Our policy for estimating the allowance for credit losses on trade accounts receivable and notes receivable includes analysis of such items as aging, credit worthiness, payment history, and historical bad debt experience. Management uses these specific analyses in conjunction with an evaluation of the general economic and market conditions to determine the final allowance for credit losses on the trade accounts receivable and notes receivable. Trade accounts receivable and notes receivable are written off after exhaustive collection efforts occur and the receivable is deemed uncollectible. Our limited amount of notes receivable allows management to monitor the risks, credit quality indicators, collectability, and probability of impairment on an individual basis. Adjustments to the allowance for credit losses are recorded in selling and administrative expenses. Customary terms require payment within 30 days, with terms beyond 30 days being considered extended.
Income Taxes
Income Taxes:
In determining the quarterly provision for income taxes, we use an estimated annual effective tax rate which is based on expected annual income, statutory tax rates, and available tax planning opportunities in the various jurisdictions in which we operate. Unusual or infrequently occurring items are separately recognized in the quarter in which they occur.

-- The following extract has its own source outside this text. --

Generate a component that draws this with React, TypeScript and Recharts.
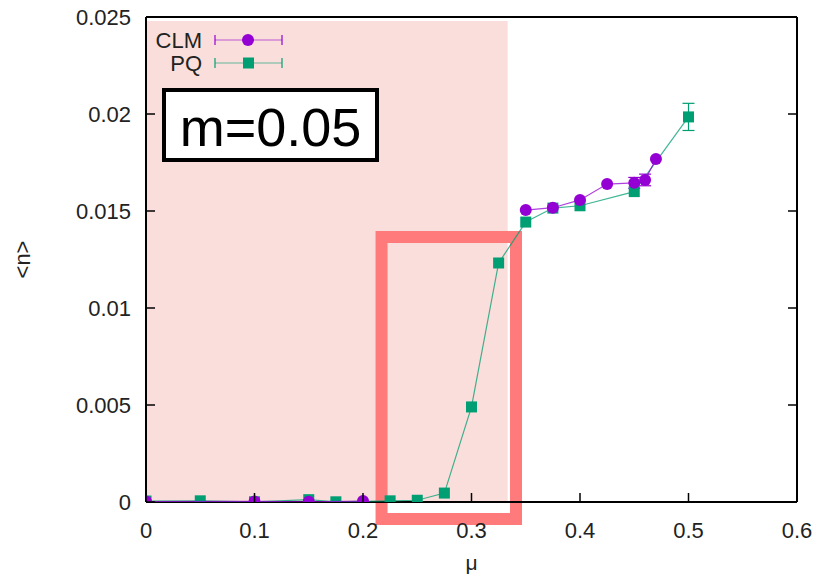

Non-operating Income and Expense, net
Non-operating Income (Expense), net:
The non-operating income (expense), net line item includes the impact of such items as fair value adjustments on Supplemental Employee Retirement Plan (“SERP”) investments, foreign currency rate movements, non-production rent income, bank charges, and other miscellaneous non-operating income and expense items that are not directly related to operations. The gain (loss) on SERP investments is offset by a change in the SERP liability that is recognized in selling and administrative expenses.